>> begin GIVEN INFORMATION
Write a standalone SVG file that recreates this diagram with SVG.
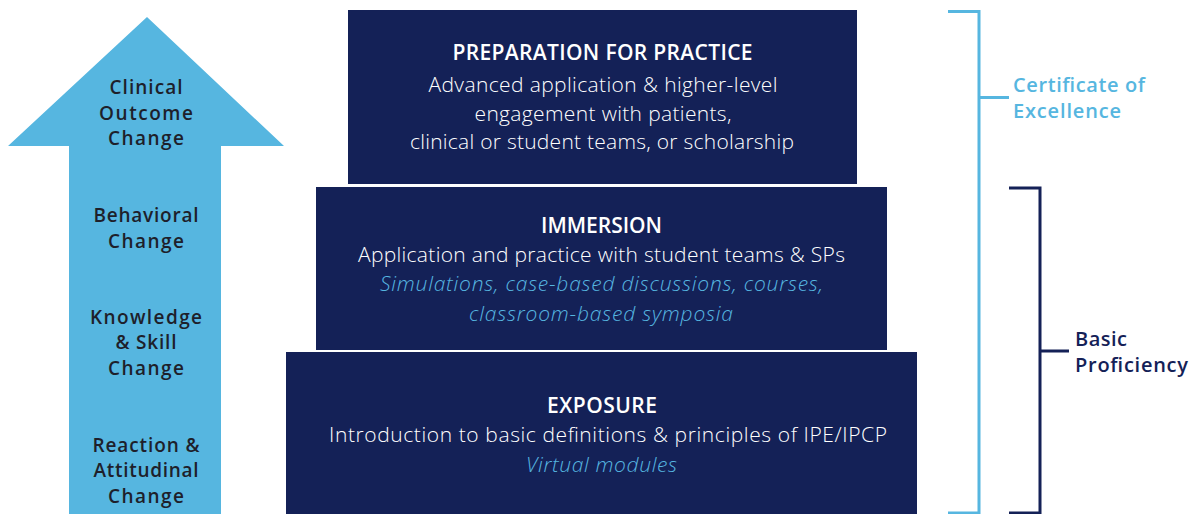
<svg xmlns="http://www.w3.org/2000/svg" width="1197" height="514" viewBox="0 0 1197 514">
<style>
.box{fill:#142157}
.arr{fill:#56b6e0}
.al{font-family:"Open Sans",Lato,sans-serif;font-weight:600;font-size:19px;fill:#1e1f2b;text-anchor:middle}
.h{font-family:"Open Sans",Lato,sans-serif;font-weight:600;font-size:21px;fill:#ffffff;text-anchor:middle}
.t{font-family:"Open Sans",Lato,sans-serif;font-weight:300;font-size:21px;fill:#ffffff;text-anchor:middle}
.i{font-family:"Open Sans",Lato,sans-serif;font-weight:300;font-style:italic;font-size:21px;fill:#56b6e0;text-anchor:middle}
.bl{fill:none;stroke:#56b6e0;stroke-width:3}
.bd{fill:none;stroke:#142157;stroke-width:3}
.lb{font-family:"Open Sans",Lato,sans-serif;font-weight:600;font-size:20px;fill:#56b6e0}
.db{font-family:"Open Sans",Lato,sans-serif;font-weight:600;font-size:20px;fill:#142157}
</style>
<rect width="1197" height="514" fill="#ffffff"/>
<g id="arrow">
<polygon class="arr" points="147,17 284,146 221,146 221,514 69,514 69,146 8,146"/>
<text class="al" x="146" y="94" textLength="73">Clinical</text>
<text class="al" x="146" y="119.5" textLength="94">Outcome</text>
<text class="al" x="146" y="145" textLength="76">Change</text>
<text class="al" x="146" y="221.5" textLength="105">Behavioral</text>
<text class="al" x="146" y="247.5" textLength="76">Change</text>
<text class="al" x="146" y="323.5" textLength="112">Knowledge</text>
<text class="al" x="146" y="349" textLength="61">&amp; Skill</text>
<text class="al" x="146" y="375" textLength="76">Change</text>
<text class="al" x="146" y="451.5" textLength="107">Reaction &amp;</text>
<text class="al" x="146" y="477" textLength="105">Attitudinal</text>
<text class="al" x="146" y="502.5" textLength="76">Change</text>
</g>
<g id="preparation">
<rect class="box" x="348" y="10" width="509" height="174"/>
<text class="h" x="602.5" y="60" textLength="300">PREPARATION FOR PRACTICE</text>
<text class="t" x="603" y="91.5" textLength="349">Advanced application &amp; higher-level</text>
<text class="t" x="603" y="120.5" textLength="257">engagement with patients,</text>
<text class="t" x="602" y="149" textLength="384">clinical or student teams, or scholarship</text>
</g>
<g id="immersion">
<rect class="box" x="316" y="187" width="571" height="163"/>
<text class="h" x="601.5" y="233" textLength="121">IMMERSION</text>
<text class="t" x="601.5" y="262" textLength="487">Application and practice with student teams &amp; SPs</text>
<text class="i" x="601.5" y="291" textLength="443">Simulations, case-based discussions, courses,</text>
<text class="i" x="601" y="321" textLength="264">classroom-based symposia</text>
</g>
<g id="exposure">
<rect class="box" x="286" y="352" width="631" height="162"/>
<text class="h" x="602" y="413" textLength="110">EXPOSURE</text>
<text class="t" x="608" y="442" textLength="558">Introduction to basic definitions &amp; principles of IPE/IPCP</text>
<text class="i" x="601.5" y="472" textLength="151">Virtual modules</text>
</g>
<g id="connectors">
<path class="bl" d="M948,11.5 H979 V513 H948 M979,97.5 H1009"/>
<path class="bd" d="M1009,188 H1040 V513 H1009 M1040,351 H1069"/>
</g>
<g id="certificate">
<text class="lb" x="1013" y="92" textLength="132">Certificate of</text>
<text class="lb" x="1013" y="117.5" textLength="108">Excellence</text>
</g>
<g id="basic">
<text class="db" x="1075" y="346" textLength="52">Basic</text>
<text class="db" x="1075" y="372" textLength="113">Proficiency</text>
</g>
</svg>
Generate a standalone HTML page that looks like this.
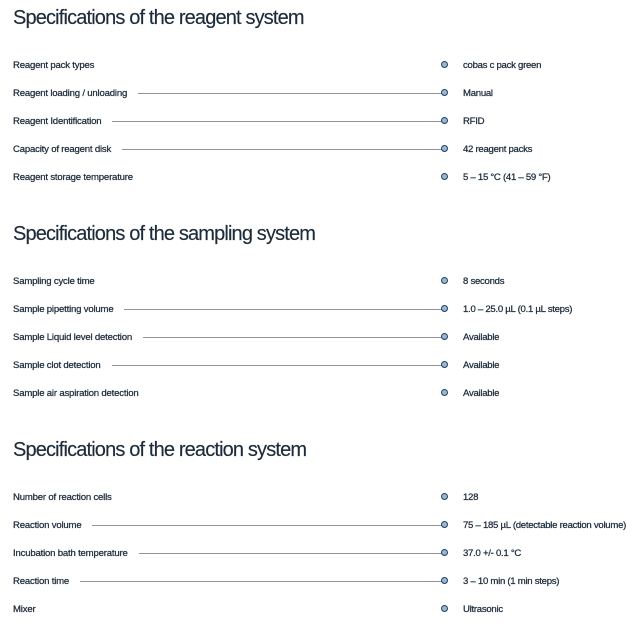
>> end GIVEN INFORMATION
» **YOUR TASK**:
Transcribe every record above exactly as written, leaving out any pictures.

» **ANSWER BELOW**:
Write a standalone SVG file that recreates this diagram with SVG.
<svg xmlns="http://www.w3.org/2000/svg" width="1197" height="514" viewBox="0 0 1197 514">
<style>
.box{fill:#142157}
.arr{fill:#56b6e0}
.al{font-family:"Open Sans",Lato,sans-serif;font-weight:600;font-size:19px;fill:#1e1f2b;text-anchor:middle}
.h{font-family:"Open Sans",Lato,sans-serif;font-weight:600;font-size:21px;fill:#ffffff;text-anchor:middle}
.t{font-family:"Open Sans",Lato,sans-serif;font-weight:300;font-size:21px;fill:#ffffff;text-anchor:middle}
.i{font-family:"Open Sans",Lato,sans-serif;font-weight:300;font-style:italic;font-size:21px;fill:#56b6e0;text-anchor:middle}
.bl{fill:none;stroke:#56b6e0;stroke-width:3}
.bd{fill:none;stroke:#142157;stroke-width:3}
.lb{font-family:"Open Sans",Lato,sans-serif;font-weight:600;font-size:20px;fill:#56b6e0}
.db{font-family:"Open Sans",Lato,sans-serif;font-weight:600;font-size:20px;fill:#142157}
</style>
<rect width="1197" height="514" fill="#ffffff"/>
<g id="arrow">
<polygon class="arr" points="147,17 284,146 221,146 221,514 69,514 69,146 8,146"/>
<text class="al" x="146" y="94" textLength="73">Clinical</text>
<text class="al" x="146" y="119.5" textLength="94">Outcome</text>
<text class="al" x="146" y="145" textLength="76">Change</text>
<text class="al" x="146" y="221.5" textLength="105">Behavioral</text>
<text class="al" x="146" y="247.5" textLength="76">Change</text>
<text class="al" x="146" y="323.5" textLength="112">Knowledge</text>
<text class="al" x="146" y="349" textLength="61">&amp; Skill</text>
<text class="al" x="146" y="375" textLength="76">Change</text>
<text class="al" x="146" y="451.5" textLength="107">Reaction &amp;</text>
<text class="al" x="146" y="477" textLength="105">Attitudinal</text>
<text class="al" x="146" y="502.5" textLength="76">Change</text>
</g>
<g id="preparation">
<rect class="box" x="348" y="10" width="509" height="174"/>
<text class="h" x="602.5" y="60" textLength="300">PREPARATION FOR PRACTICE</text>
<text class="t" x="603" y="91.5" textLength="349">Advanced application &amp; higher-level</text>
<text class="t" x="603" y="120.5" textLength="257">engagement with patients,</text>
<text class="t" x="602" y="149" textLength="384">clinical or student teams, or scholarship</text>
</g>
<g id="immersion">
<rect class="box" x="316" y="187" width="571" height="163"/>
<text class="h" x="601.5" y="233" textLength="121">IMMERSION</text>
<text class="t" x="601.5" y="262" textLength="487">Application and practice with student teams &amp; SPs</text>
<text class="i" x="601.5" y="291" textLength="443">Simulations, case-based discussions, courses,</text>
<text class="i" x="601" y="321" textLength="264">classroom-based symposia</text>
</g>
<g id="exposure">
<rect class="box" x="286" y="352" width="631" height="162"/>
<text class="h" x="602" y="413" textLength="110">EXPOSURE</text>
<text class="t" x="608" y="442" textLength="558">Introduction to basic definitions &amp; principles of IPE/IPCP</text>
<text class="i" x="601.5" y="472" textLength="151">Virtual modules</text>
</g>
<g id="connectors">
<path class="bl" d="M948,11.5 H979 V513 H948 M979,97.5 H1009"/>
<path class="bd" d="M1009,188 H1040 V513 H1009 M1040,351 H1069"/>
</g>
<g id="certificate">
<text class="lb" x="1013" y="92" textLength="132">Certificate of</text>
<text class="lb" x="1013" y="117.5" textLength="108">Excellence</text>
</g>
<g id="basic">
<text class="db" x="1075" y="346" textLength="52">Basic</text>
<text class="db" x="1075" y="372" textLength="113">Proficiency</text>
</g>
</svg>
Generate a standalone HTML page that looks like this.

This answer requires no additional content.